◆ **The request**:
Look for the line containing "Recreate this image" and the line containing "const pctTicks = [0, 0.2, 0.4, 0.6, 0.8];"; retype them and all lines between, exactly, and leave out the pictures.

◆ **Records supplied**:
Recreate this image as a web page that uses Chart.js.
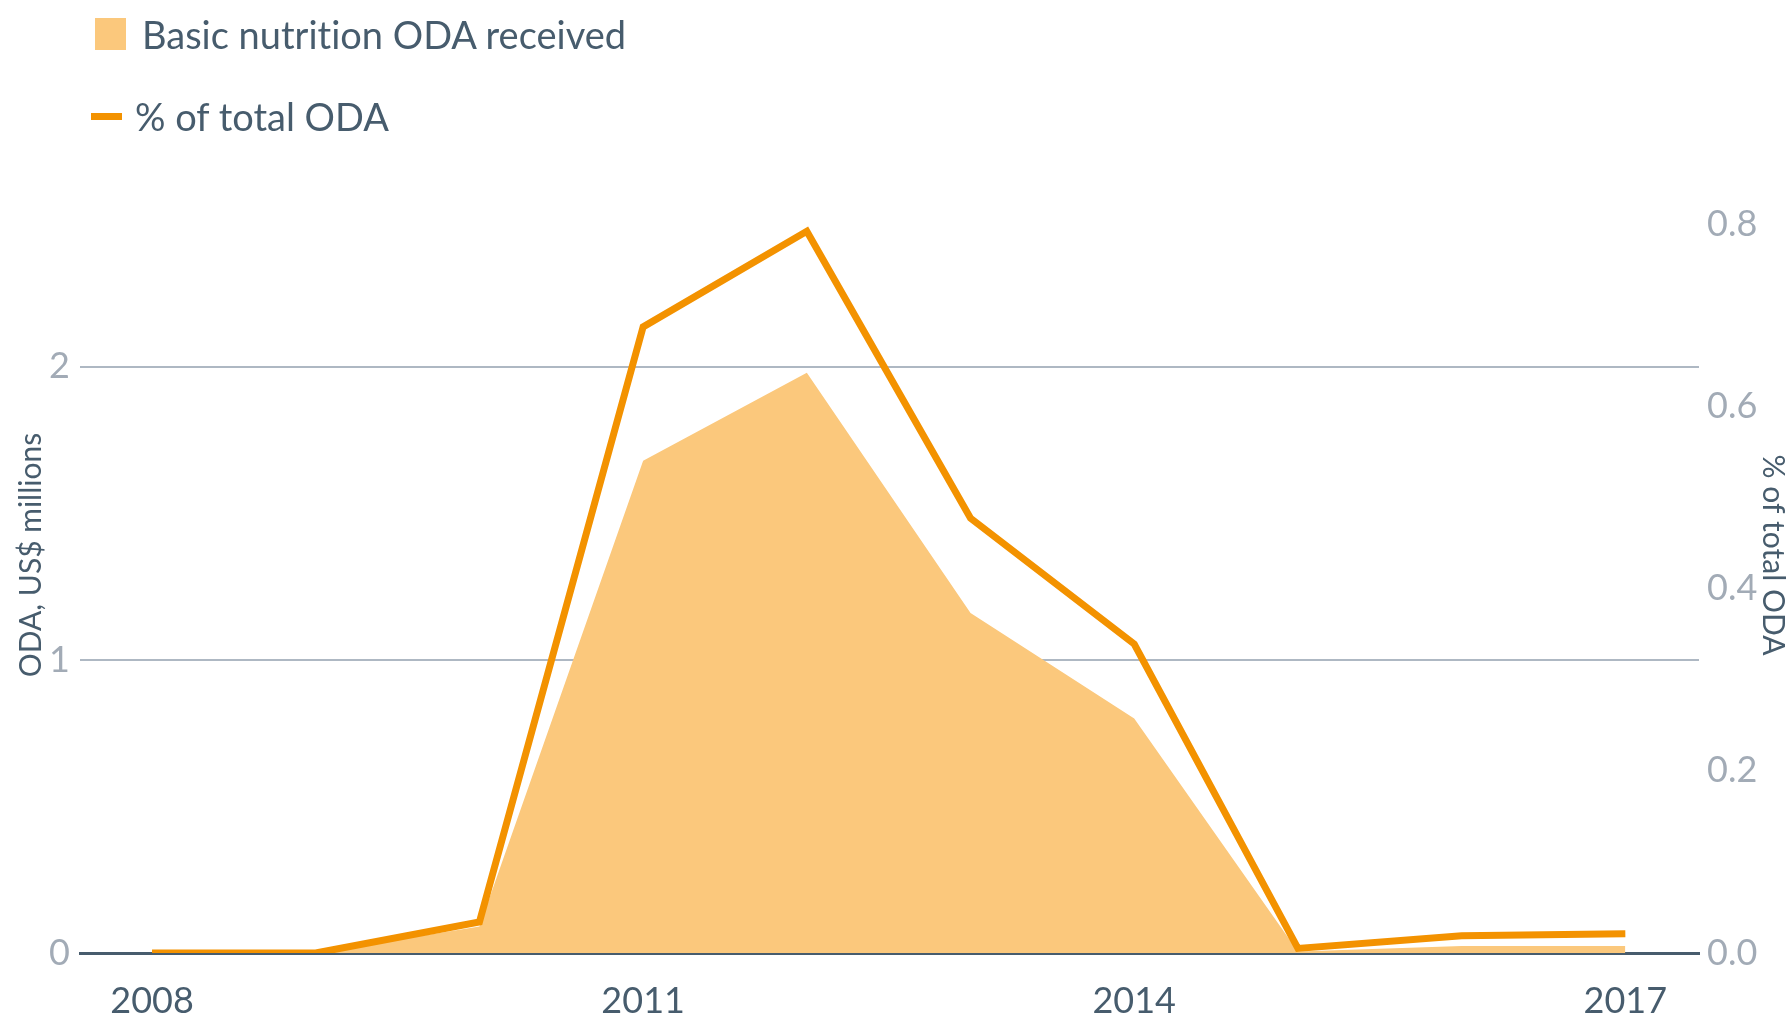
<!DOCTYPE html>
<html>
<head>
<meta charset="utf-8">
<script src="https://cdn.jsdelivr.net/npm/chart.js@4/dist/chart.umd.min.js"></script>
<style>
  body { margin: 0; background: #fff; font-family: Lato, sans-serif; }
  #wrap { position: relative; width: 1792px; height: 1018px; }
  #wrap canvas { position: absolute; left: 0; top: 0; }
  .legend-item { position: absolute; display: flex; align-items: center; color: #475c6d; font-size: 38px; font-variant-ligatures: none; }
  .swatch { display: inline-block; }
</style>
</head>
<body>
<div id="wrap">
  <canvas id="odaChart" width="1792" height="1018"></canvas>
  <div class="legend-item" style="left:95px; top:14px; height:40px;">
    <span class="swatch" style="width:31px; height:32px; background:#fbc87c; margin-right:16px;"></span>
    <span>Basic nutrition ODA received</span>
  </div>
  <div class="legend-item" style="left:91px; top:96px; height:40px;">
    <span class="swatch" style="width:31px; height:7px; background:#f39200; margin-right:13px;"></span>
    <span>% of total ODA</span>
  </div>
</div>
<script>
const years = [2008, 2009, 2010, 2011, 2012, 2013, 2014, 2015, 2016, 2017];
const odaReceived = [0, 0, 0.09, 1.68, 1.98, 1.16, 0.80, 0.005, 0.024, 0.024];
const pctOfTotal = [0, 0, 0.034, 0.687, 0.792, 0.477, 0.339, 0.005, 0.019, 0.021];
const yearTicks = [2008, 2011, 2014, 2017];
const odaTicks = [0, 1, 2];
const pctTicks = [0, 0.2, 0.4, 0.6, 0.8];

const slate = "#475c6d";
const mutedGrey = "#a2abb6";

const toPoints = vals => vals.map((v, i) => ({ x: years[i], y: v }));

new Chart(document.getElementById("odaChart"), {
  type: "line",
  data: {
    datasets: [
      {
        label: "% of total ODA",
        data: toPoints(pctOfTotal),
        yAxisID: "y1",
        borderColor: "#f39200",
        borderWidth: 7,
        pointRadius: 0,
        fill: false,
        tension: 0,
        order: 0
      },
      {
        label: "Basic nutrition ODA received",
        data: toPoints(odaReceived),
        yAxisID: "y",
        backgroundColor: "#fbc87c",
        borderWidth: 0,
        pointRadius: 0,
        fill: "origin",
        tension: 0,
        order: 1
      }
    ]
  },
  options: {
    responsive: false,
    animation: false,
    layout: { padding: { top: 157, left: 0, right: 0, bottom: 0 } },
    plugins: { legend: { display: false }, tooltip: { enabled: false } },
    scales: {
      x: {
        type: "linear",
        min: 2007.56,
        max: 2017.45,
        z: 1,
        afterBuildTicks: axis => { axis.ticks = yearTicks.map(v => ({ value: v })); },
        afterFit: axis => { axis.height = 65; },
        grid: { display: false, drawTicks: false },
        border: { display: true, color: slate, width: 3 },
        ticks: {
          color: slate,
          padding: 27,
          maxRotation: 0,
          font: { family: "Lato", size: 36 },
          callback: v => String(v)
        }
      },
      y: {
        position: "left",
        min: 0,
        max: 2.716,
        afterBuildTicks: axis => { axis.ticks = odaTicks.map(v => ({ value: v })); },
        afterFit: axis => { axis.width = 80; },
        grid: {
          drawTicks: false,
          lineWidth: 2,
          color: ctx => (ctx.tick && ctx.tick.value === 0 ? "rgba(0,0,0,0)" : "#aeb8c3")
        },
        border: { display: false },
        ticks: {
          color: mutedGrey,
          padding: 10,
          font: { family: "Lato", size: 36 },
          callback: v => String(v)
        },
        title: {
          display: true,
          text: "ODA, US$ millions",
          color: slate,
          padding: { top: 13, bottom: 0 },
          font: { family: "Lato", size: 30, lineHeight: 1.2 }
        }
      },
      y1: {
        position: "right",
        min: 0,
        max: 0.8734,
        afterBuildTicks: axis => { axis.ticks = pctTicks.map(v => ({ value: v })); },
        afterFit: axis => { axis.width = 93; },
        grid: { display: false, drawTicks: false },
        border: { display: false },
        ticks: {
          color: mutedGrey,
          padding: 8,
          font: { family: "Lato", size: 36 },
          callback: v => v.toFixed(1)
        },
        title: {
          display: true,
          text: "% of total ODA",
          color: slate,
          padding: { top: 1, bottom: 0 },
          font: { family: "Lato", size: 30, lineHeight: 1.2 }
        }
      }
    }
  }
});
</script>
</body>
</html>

* * *

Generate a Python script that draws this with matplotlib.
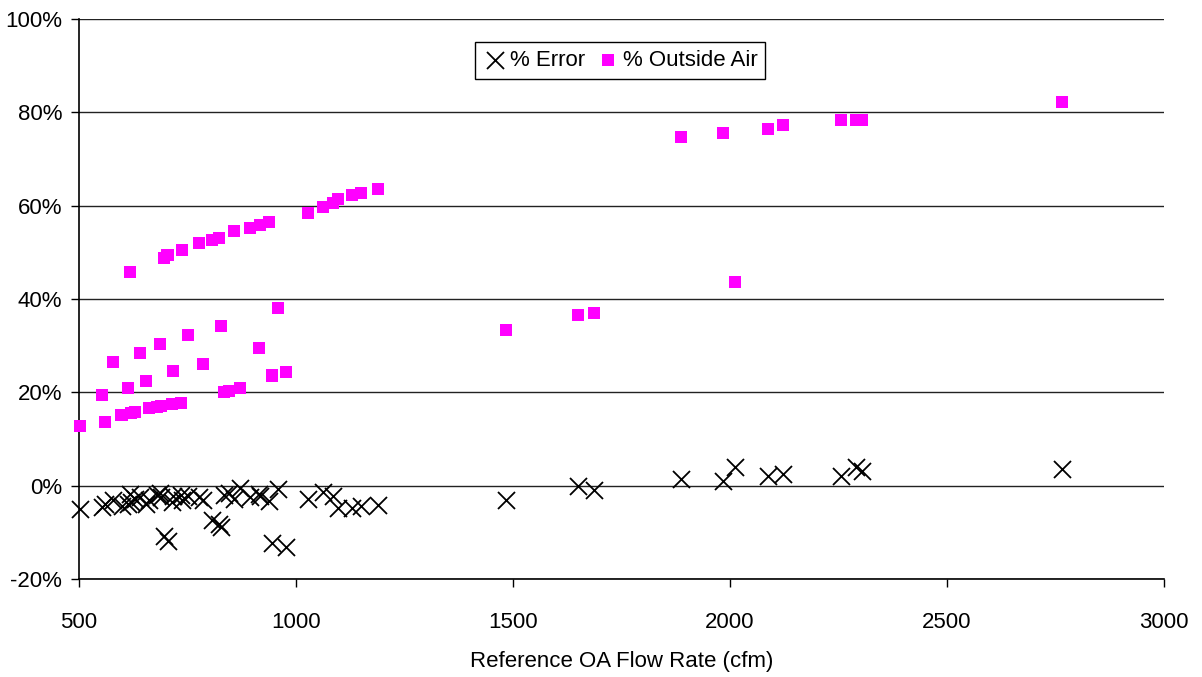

◆ **Result for this task**:
Recreate this image as a web page that uses Chart.js.
<!DOCTYPE html>
<html>
<head>
<meta charset="utf-8">
<script src="https://cdn.jsdelivr.net/npm/chart.js@4/dist/chart.umd.min.js"></script>
<style>
  body { margin: 0; background: #fff; font-family: Lato, sans-serif; }
  #wrap { position: relative; width: 1792px; height: 1018px; }
  #wrap canvas { position: absolute; left: 0; top: 0; }
  .legend-item { position: absolute; display: flex; align-items: center; color: #475c6d; font-size: 38px; font-variant-ligatures: none; }
  .swatch { display: inline-block; }
</style>
</head>
<body>
<div id="wrap">
  <canvas id="odaChart" width="1792" height="1018"></canvas>
  <div class="legend-item" style="left:95px; top:14px; height:40px;">
    <span class="swatch" style="width:31px; height:32px; background:#fbc87c; margin-right:16px;"></span>
    <span>Basic nutrition ODA received</span>
  </div>
  <div class="legend-item" style="left:91px; top:96px; height:40px;">
    <span class="swatch" style="width:31px; height:7px; background:#f39200; margin-right:13px;"></span>
    <span>% of total ODA</span>
  </div>
</div>
<script>
const years = [2008, 2009, 2010, 2011, 2012, 2013, 2014, 2015, 2016, 2017];
const odaReceived = [0, 0, 0.09, 1.68, 1.98, 1.16, 0.80, 0.005, 0.024, 0.024];
const pctOfTotal = [0, 0, 0.034, 0.687, 0.792, 0.477, 0.339, 0.005, 0.019, 0.021];
const yearTicks = [2008, 2011, 2014, 2017];
const odaTicks = [0, 1, 2];
const pctTicks = [0, 0.2, 0.4, 0.6, 0.8];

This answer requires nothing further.